Farmer´s Market (not my photo)

As for finding restaurants when traveling, there are many great, healthy-and still with a reasonable price-options: Zoe´s Kitchen, a Greek style restaurant, which has many fresh/healthy options of dishes and with an average price of $10-12 per plate; Cracker Barrel Old Country Store, an old style American restaurant, which has various types of plates and with an average price of $10-12 per dish; Whole Foods, my absolute favorite, which charges by the weight and has endless options of food to choose from; Grabbagreen, which offers fresh options as well as juices and with an average price of $10-12; there are many smoothie places to choose from, just be careful with the ingredients.

(not my photo)

This post is just scratching the complex surface of healthy nutrition-we still have a long way to go. But depending how things go, I´ll post more and more about nutrition and how to acquire a healthy lifestyle (sharing a little bit of mine, some tips, and easy/healthy recipes); additionally, how we can live in a Rv and still eat nutritiously while supporting the organic movement!

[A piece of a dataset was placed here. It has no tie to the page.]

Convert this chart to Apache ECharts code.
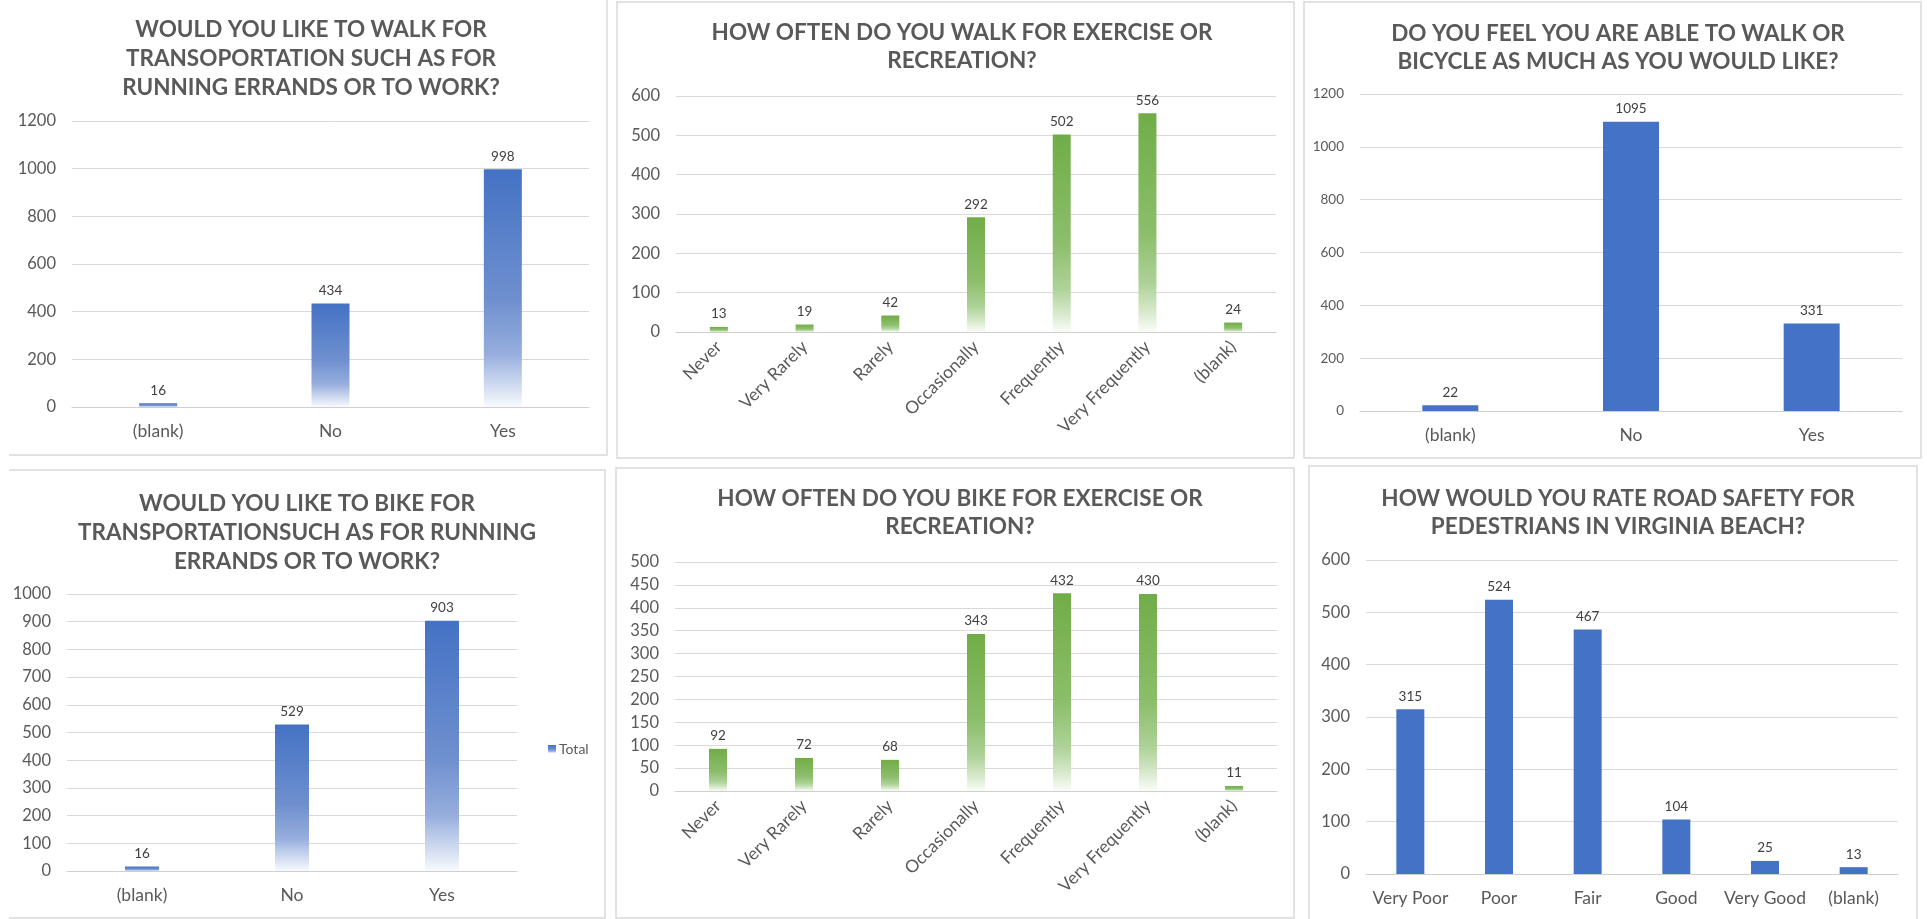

One thought on “Can You Live in a RV and Still Eat Healthy?

  1. Hello Fernanda! Wondering if you and family are still in Lagoa or touring in Europe?
    We still have snow on the ground in Ottawa and the temperatures are better then before but still -3C. The skating on long Rideau Canadal is closed to the public now due to a lot of rain this week. I heard from our daughter and her husband that there was heavy tropical rain in Florianopolis in January. Floods created some infrastructure damage, I understand. I hope your properties are ok. Brian and I are hoping you read this blog sometime and you can see our note. We would love to hear from you.
    With warmest regards to you , Yuri and the girls.